Fundraising | Celina Ribeiro | 28 Oct 2009

A charity affiliated with a political party often threatened with being registered as a terrorist group has received more than £100,000 in government funding.

The Islamic Shakhsiyah Foundation, an educational charity which runs a nursery school and two primary schools in south east England, received a grant worth £113,411 from the Department for Children, Schools and Families (DSCF).

The foundation is closely linked to the political party Hizb ut-Tahrir, an international Islamist political group, with three quarters of its trustees Hizb ut-Tahrir activists or members.

The revelation has prompted outrage in the blogosphere and from shadow home secretary Chris Grayling, who has vowed to ban Hizb ut-Tahrir if the Conservatives win power.

Hizb ut-Tahrir has long been threatened with classification as a terrorist organisation but has maintained its legal status in the UK. A report due out later this week by the Centre for Social Cohesion, however, claims that while the organisation has claimed non-violence in the UK it has not been open about its true motives in the West.

One of the authors of the report, titled Hizb ut-Tahrir: Ideology and Strategy, Hannah Stuart told Charity News Alert that the centre had obtained the party’s central internal leadership strategy document which showed the organisation was purposefully “hiding its ideology and downplaying intolerance”.

Stuart said that researchers were “shocked” to discover that after reports a number years ago that the Islamic Shakhsiyah Foundation was set up by Hizb ut-Tahrir members the DCSF still approved funding.

The report found that it is part of the party’s strategy to gain more credibility in the west by associating itself with charities.

A Charity Commission spokeswoman said that the organisation is “currently assessing the issues raised" by reports about the links between the foundation and Hizb ut-Tahrir.

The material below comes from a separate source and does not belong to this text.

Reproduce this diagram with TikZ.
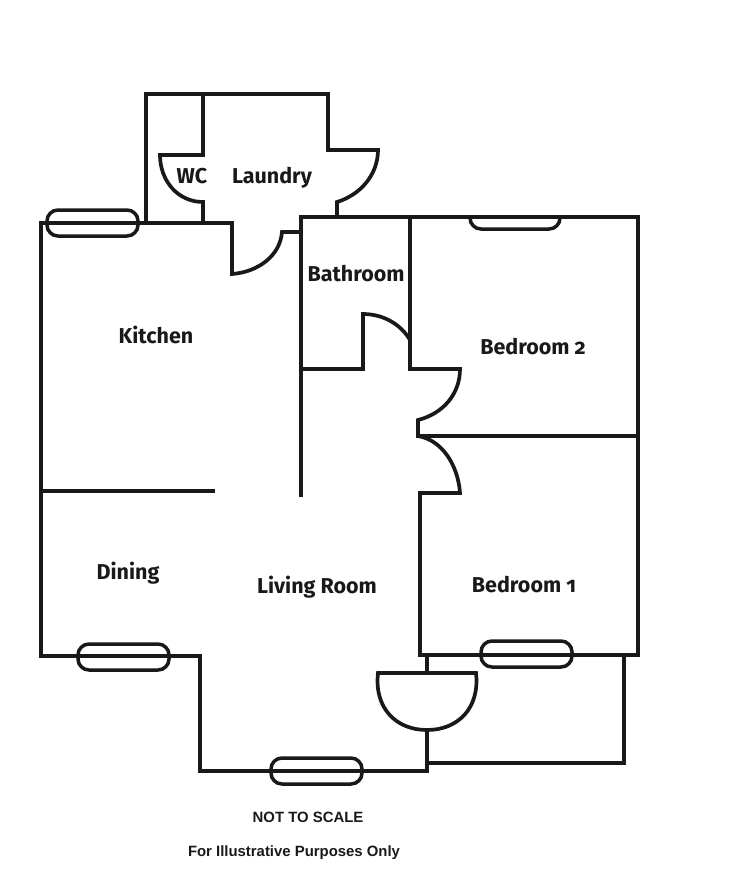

The political party’s website insists “the party does not work in the West to change the system of government” but that “Hizb ut-Tahrir works to develop opinion about Islam in the Western countries, as a belief, ideology and alternative for the Muslim world.”

The party is banned in many countries including, most recently, Bangladesh.

The DCSF did not reply to Charity News Alert’s requests for comment.